Aunque hoy se tienda a hablar de “revolución” con cierta ligereza, designando como tal meros golpes de estado, operaciones de cambios de régimen propiciadas por las potencias, o movimientos de protesta civil más o menos importantes, la Revolución sigue ahí, agazapada y siempre inesperada por definición. La idea de que los dos siglos y medio de revolución iniciados por la Revolución Inglesa (1642-1689) concluyen en los años 1970 con el fin de la era industrial, es errónea y eurocéntrica, sostenía Serna. Las revoluciones empiezan en la periferia, como ahora en lugares como Túnez, precisan que la gente salga a la calle y que en un momento dado las fuerzas del orden, los militares, se cambien de bando. Tanto en Estados Unidos, como muestra la cuestión negra, como en Francia donde, “se ha roto el nexo entre República y democracia”, la revolución está “inacabada”, decía.
“Las materias primas, el extractivismo, se han convertido en el esclavo del Siglo XXI”, afirmaba este profesor, adelantando algo que hoy suscriben muchos adolescentes cada viernes. Cuando en febrero de 1794 se dijo que no se quería más esclavismo, se proclamó una locura desde el punto de vista de cómo se ganaba el dinero, de cómo se consumía el algodón, el café y el azúcar sobre la desestructuración de la India y la masacre de América Latina y los esclavos. La puesta en cuestión del esclavismo, como hoy del extractivismo, determina una nueva manera de funcionar. La revolución es la imposición de un nuevo sentido común que revienta la base del viejo orden.
Si la ley de las revoluciones del XVIII, revoluciones que nacen en la periferia que van al centro (del imperio colonial a la metrópoli, de la provincia francesa a París), se traduce hoy, el vector de Túnez debería apuntar hacia el nuevo centro mundial desplazado hacia oriente: hacia China, con su enorme clase obrera. ¿Una China con una demografía anciana, en el papel de revolucionaria? Por qué no: La revolución es lo impensable por definición, ¿Quién imaginaba la abolición de la monarquía en 1789, o aún más, la abolición de la esclavitud, motor de la economía-mundo, por los diputados en 1794?

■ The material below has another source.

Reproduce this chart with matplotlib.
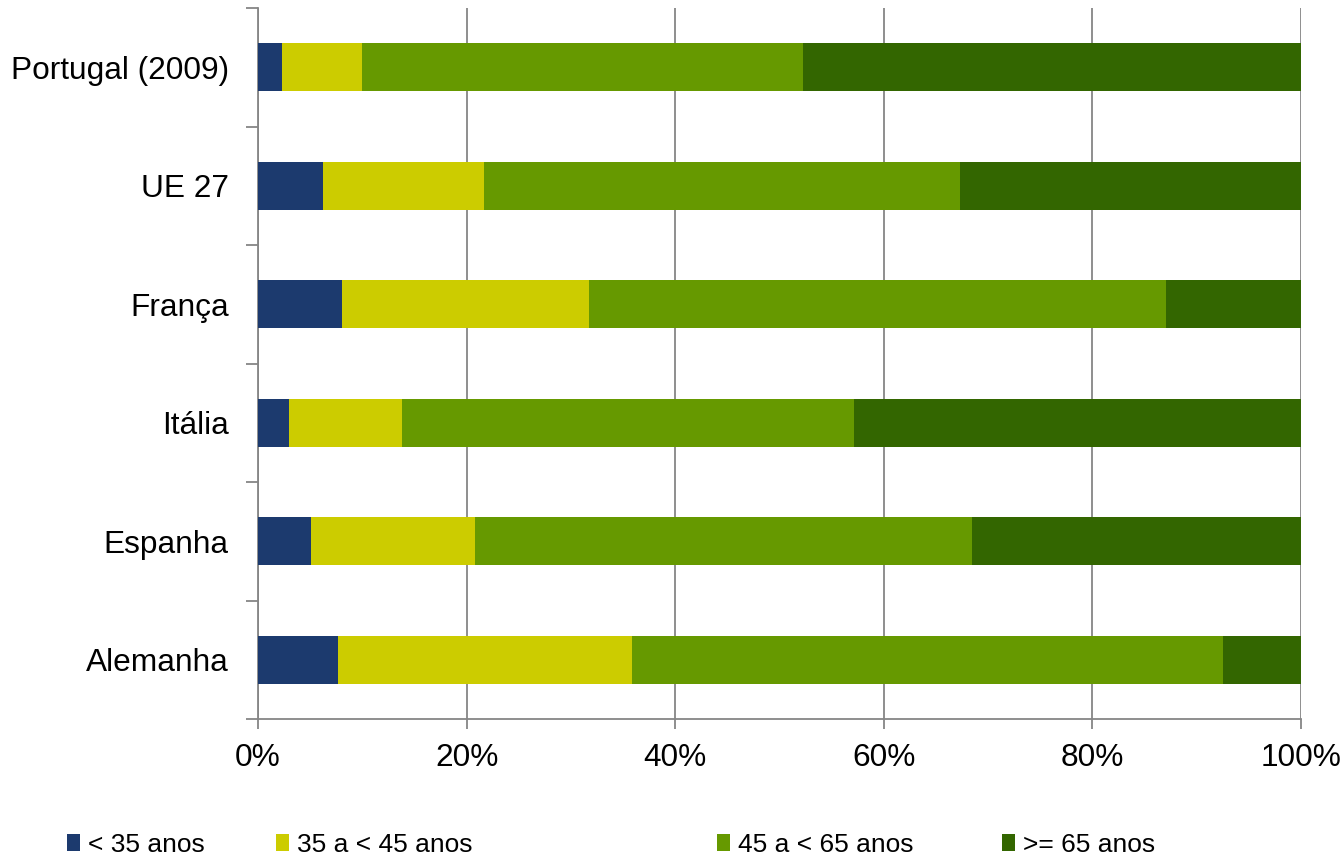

Pensar lo impensable supone abrirse a escenarios como el de una población vieja radicalizada en Europa por el deterioro/abolición de las pensiones actualmente en curso. Es el momento de los yayoflautas: “Viejos bien conservados por los progresos de la ciencia, ¿se dejarán desposeer, o se sumarán a los jóvenes estigmatizados y sin futuro de la periferia urbana?”, se preguntaba Serna. ¿Una revolución europea contra la UE neoliberal sin que exista pueblo europeo? “Tampoco existía el pueblo francés en 1789. Lo inventaron”, decía Serna. Solo la imaginación, la audacia y el sueño permiten tantear y anticipar lo que por definición es siempre inesperado.